La puissance américaine a déclenché des guerres iniques et illégales, aux conséquences catastrophiques sur le plan humain.
Elle a contribué à renverser des gouvernements démocratiquement élus. Elle arme et soutient certaines des dictatures les plus impitoyables de la planète ; et elle est connue pour appuyer des mouvements terroristes. Même ses fervents partisans reconnaissent que l’élite de la politique étrangère américaine a un passé pour le moins discutable.
Aujourd’hui, un héros américain se trouve sur le banc des accusés, maudit pour avoir jeté un rayon de lumière pourtant bien faible sur les pans les plus sombres des activités de cette élite. Il y a plus de trois ans, Bradley Manning – âgé aujourd’hui de tout juste 25 ans – a rendu publics 250 000 câbles diplomatiques et un demi-million de rapports militaires américains. Jamais, tout au long de leur histoire, les Etats-Unis n’ont subi une fuite de documents confidentiels d’une telle ampleur.
Son châtiment a déjà été sévère. D’après Juan Méndez, le rapporteur spécial des Nations unies sur la torture, il a été soumis à un traitement cruel, inhumain et dégradant. Pendant des mois, il a été tenu au secret. Dévêtu, privé d’intimité, il a été contraint de dormir sans obscurité.
Le procès de Manning devant un tribunal militaire vient donc de commencer. Il risque vingt ans de prison.
Manning est jugé en partie dans le cadre de la loi sur l’espionnage, un texte qui remonte à la Première Guerre mondiale. Il est sous le coup de 22 chefs d’inculpation : il a plaidé coupable pour dix d’entre eux, y compris celui de communication délibérée d’informations à une personne non autorisée. Mais le plus inquiétant est celui d’ »aide à l’ennemi” – autrement dit, il est accusé d’avoir intentionnellement aidé Al-Qaida.
La vérité, c’est que Manning a rendu un grand service tant au peuple américain qu’au monde entier. La politique étrangère des Etats-Unis dépend du maintien du secret non seulement par peur des ennemis de l’Amérique, mais aussi parce que la réalité aurait souvent de quoi horrifier les Américains.

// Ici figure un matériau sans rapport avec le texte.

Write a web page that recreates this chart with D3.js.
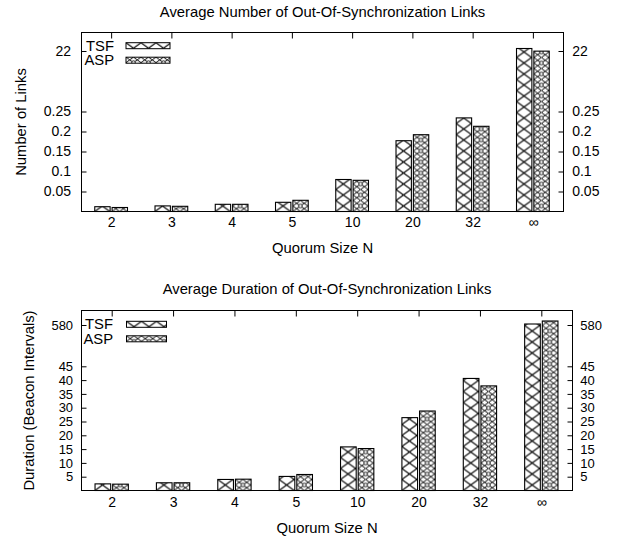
<!DOCTYPE html>
<html>
<head>
<meta charset="utf-8">
<script src="https://cdn.jsdelivr.net/npm/d3@7"></script>
<style>
body { margin: 0; background: #fff; }
svg text { font-family: 'Liberation Sans', Arial, Helvetica, sans-serif; font-size: 14.8px; fill: #000; }
svg .tick text { font-size: 14px; }
svg .dense .tick text { font-size: 13px; }
</style>
</head>
<body>
<div id="chart"></div>
<script>
const width = 626;
const height = 542;

// quorum sizes on the x axis
const categories = ['2', '3', '4', '5', '10', '20', '32', '∞'];
const series = ['TSF', 'ASP'];

// average number of out-of-sync links
const linksTSF = [0.012, 0.014, 0.018, 0.023, 0.080, 0.177, 0.234, 22.25];
const linksASP = [0.010, 0.013, 0.018, 0.028, 0.078, 0.192, 0.213, 21.95];
const linksTicks = [0.05, 0.1, 0.15, 0.2, 0.25, 22];

// average duration (beacon intervals)
const durationTSF = [2.4, 2.8, 4.0, 5.1, 15.8, 26.4, 40.6, 585];
const durationASP = [2.3, 2.8, 4.1, 5.8, 15.2, 28.8, 37.9, 600];
const durationTicks = [5, 10, 15, 20, 25, 30, 35, 40, 45, 580];

const svg = d3.select('#chart')
    .append('svg')
    .attr('width', width)
    .attr('height', height);

// fill patterns, gnuplot style
const defs = svg.append('defs');
const pw = 15, ph = 11;

const tsfPat = defs.append('pattern')
    .attr('id', 'pat-tsf')
    .attr('patternUnits', 'userSpaceOnUse')
    .attr('width', pw)
    .attr('height', ph);
tsfPat.append('rect').attr('width', pw).attr('height', ph).attr('fill', '#fff');
tsfPat.append('path')
    .attr('d', `M0,0L${pw},${ph}M${pw},0L0,${ph}`)
    .attr('stroke', '#000')
    .attr('stroke-width', 1.1)
    .attr('fill', 'none');

const aspPat = defs.append('pattern')
    .attr('id', 'pat-asp')
    .attr('patternUnits', 'userSpaceOnUse')
    .attr('width', pw)
    .attr('height', ph);
aspPat.append('rect').attr('width', pw).attr('height', ph).attr('fill', '#fff');
aspPat.append('path')
    .attr('d', `M0,0L${pw},${ph}M${pw},0L0,${ph}` +
        `M${pw / 2},0L${pw},${ph / 2}M0,${ph / 2}L${pw / 2},${ph}` +
        `M${pw / 2},0L0,${ph / 2}M${pw},${ph / 2}L${pw / 2},${ph}`)
    .attr('stroke', '#000')
    .attr('stroke-width', 1)
    .attr('fill', 'none');
aspPat.append('circle')
    .attr('cx', pw / 2).attr('cy', ph / 2).attr('r', 1.8)
    .attr('fill', '#fff')
    .attr('stroke', '#000')
    .attr('stroke-width', 0.9);

function drawPanel(cfg) {
    const { left, right, top, bottom } = cfg;

    const x = d3.scaleBand().domain(categories).range([left, right]);
    const w = x.bandwidth() * 0.255;
    const gap = 2;
    const inner = d3.scaleBand()
        .domain(series)
        .range([-w - gap / 2 - 0.5, w + gap / 2 - 0.5])
        .paddingInner(gap / (gap + w));

    // broken axis: piecewise linear scale
    const y = d3.scaleLinear().domain(cfg.domain).range(cfg.range);

    const rows = categories.map((c, i) => ({
        c,
        values: [
            { s: 'TSF', v: cfg.tsf[i] },
            { s: 'ASP', v: cfg.asp[i] }
        ]
    }));

    svg.append('g')
        .selectAll('g')
        .data(rows)
        .join('g')
        .attr('transform', d => `translate(${x(d.c) + x.bandwidth() / 2},0)`)
        .selectAll('g')
        .data(d => d.values)
        .join('g')
        .attr('transform', d => `translate(${inner(d.s)},${bottom})`)
        .append('rect')
        .attr('x', 0)
        .attr('y', d => y(d.v) - bottom)
        .attr('width', inner.bandwidth())
        .attr('height', d => bottom - y(d.v))
        .attr('fill', d => `url(#pat-${d.s.toLowerCase()})`)
        .attr('stroke', '#000')
        .attr('stroke-width', 1.1);

    // frame
    svg.append('rect')
        .attr('x', left)
        .attr('y', top)
        .attr('width', right - left)
        .attr('height', bottom - top)
        .attr('fill', 'none')
        .attr('stroke', '#000');

    // axes
    svg.append('g')
        .attr('class', cfg.dense ? 'dense' : null)
        .attr('transform', `translate(${left},0)`)
        .call(d3.axisLeft(y).tickValues(cfg.ticks).tickSize(-5).tickPadding(cfg.padL).tickFormat(String))
        .call(g => g.select('.domain').remove());

    svg.append('g')
        .attr('class', cfg.dense ? 'dense' : null)
        .attr('transform', `translate(${right},0)`)
        .call(d3.axisRight(y).tickValues(cfg.ticks).tickSize(-5).tickPadding(cfg.padR).tickFormat(String))
        .call(g => g.select('.domain').remove());

    svg.append('g')
        .attr('transform', `translate(0,${top})`)
        .call(d3.axisTop(x).tickSize(-6).tickFormat(''))
        .call(g => g.select('.domain').remove());

    svg.append('g')
        .attr('transform', `translate(0,${bottom})`)
        .call(d3.axisBottom(x).tickSize(0).tickPadding(cfg.padB))
        .call(g => g.select('.domain').remove());

    // legend
    series.forEach((s, i) => {
        const cy = cfg.legendY + i * 14.5;
        svg.append('text')
            .attr('x', cfg.legendTextX)
            .attr('y', cy + 5)
            .attr('text-anchor', 'end')
            .text(s);
        svg.append('g')
            .attr('transform', `translate(${cfg.swatchX},${cy - 3})`)
            .append('rect')
            .attr('width', cfg.swatchW)
            .attr('height', 6)
            .attr('fill', `url(#pat-${s.toLowerCase()})`)
            .attr('stroke', '#000');
    });

    // titles
    const cx = (left + right) / 2;
    svg.append('text')
        .attr('x', cx)
        .attr('y', cfg.titleY)
        .attr('text-anchor', 'middle')
        .text(cfg.title);

    svg.append('text')
        .attr('x', cx)
        .attr('y', cfg.xLabelY)
        .attr('text-anchor', 'middle')
        .text('Quorum Size N');

    svg.append('text')
        .attr('transform', `translate(${cfg.yLabelX},${(top + bottom) / 2}) rotate(-90)`)
        .attr('text-anchor', 'middle')
        .text(cfg.yLabel);
}

drawPanel({
    left: 81.5, right: 563.5, top: 32.5, bottom: 211.5,
    domain: [0, 0.25, 22, 23],
    range: [211.5, 111.5, 51, 41],
    ticks: linksTicks,
    tsf: linksTSF, asp: linksASP,
    padL: 10.5, padR: 8.7, padB: 5.3,
    legendY: 45.7, legendTextX: 114, swatchX: 126, swatchW: 44,
    title: 'Average Number of Out-Of-Synchronization Links',
    titleY: 17, xLabelY: 253, yLabelX: 25.5,
    yLabel: 'Number of Links'
});

drawPanel({
    left: 81.5, right: 572.5, top: 310.5, bottom: 490.5,
    domain: [0, 45, 580, 680],
    range: [490.5, 366.3, 325, 305],
    ticks: durationTicks,
    tsf: durationTSF, asp: durationASP,
    padL: 8.4, padR: 7.7, padB: 7,
    legendY: 324.3, legendTextX: 113, swatchX: 126.5, swatchW: 40,
    dense: true,
    title: 'Average Duration of Out-Of-Synchronization Links',
    titleY: 294, xLabelY: 533, yLabelX: 33.5,
    yLabel: 'Duration (Beacon Intervals)'
});
</script>
</body>
</html>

Dans les années 1970, la junte sanguinaire de Pinochet est arrivée au pouvoir avec l’aide clandestine de la CIA. Comme l’avait dit Henry Kissinger avant que le président socialiste Salvador Allende, démocratiquement élu, soit renversé : “Je ne vois pas pourquoi nous devrions attendre qu’un pays bascule dans le communisme à cause de l’irresponsabilité de son peuple.” Du temps de Reagan, des terroristes de droite appuyés par les Etats-Unis se sont livrés à une orgie de violence dans toute l’Amérique centrale.
C’était il y a longtemps, diront certains. Après tout, c’était la guerre froide, et les règles normales étaient inapplicables. Mais en fait la politique étrangère américaine se montre d’une remarquable continuité depuis 1898, lors de l’invasion sanglante des Philippines.
Les agissements de l’élite de la politique étrangère américaine font rarement l’objet d’une analyse, bien qu’ils n’aient pas grand-chose de patriotique. Aujourd’hui, on envoie des dizaines de jeunes hommes ou femmes se faire tuer ou mutiler. Ceux qui réclament leur retour au pays sont accusés de manquer de “patriotisme”. Les civils américains sont menacés d’un “retour de bâton”, terme qu’utilise la CIA pour définir les conséquences imprévues des interventions à l’étranger. Et parfois on leur rend la monnaie de leur pièce, de façon désastreuse. Dans les années 1950, les Etats-Unis avaient contribué à renverser le dernier Premier ministre démocratiquement élu d’Iran, Mohammad Mossadegh, alimentant ainsi un ressentiment antiaméricain qui servirait plus tard de moteur à la révolution iranienne.
C’est en cela que Manning nous a rendu un tel service. Il nous a incités à surveiller de plus près ce que cache la puissance américaine, à soupeser les terribles conséquences de décisions prises dans le plus grand secret. Les Etats-Unis sont sur la voie d’un déclin à long terme, et la Chine autocratique pourrait bien prendre sa place, usant peut-être même de sa puissance de façon plus inique. Alors, mieux vaut se dresser maintenant contre cet ordre mondial. Il se trouve que je suis persuadé que l’avènement d’un tel monde n’est pas qu’un fantasme naïf. Il peut et doit être bâti. Et quel que soit le résultat de votre procès, M. Manning, vous resterez dans les mémoires pour la part que vous avez prise dans son édification.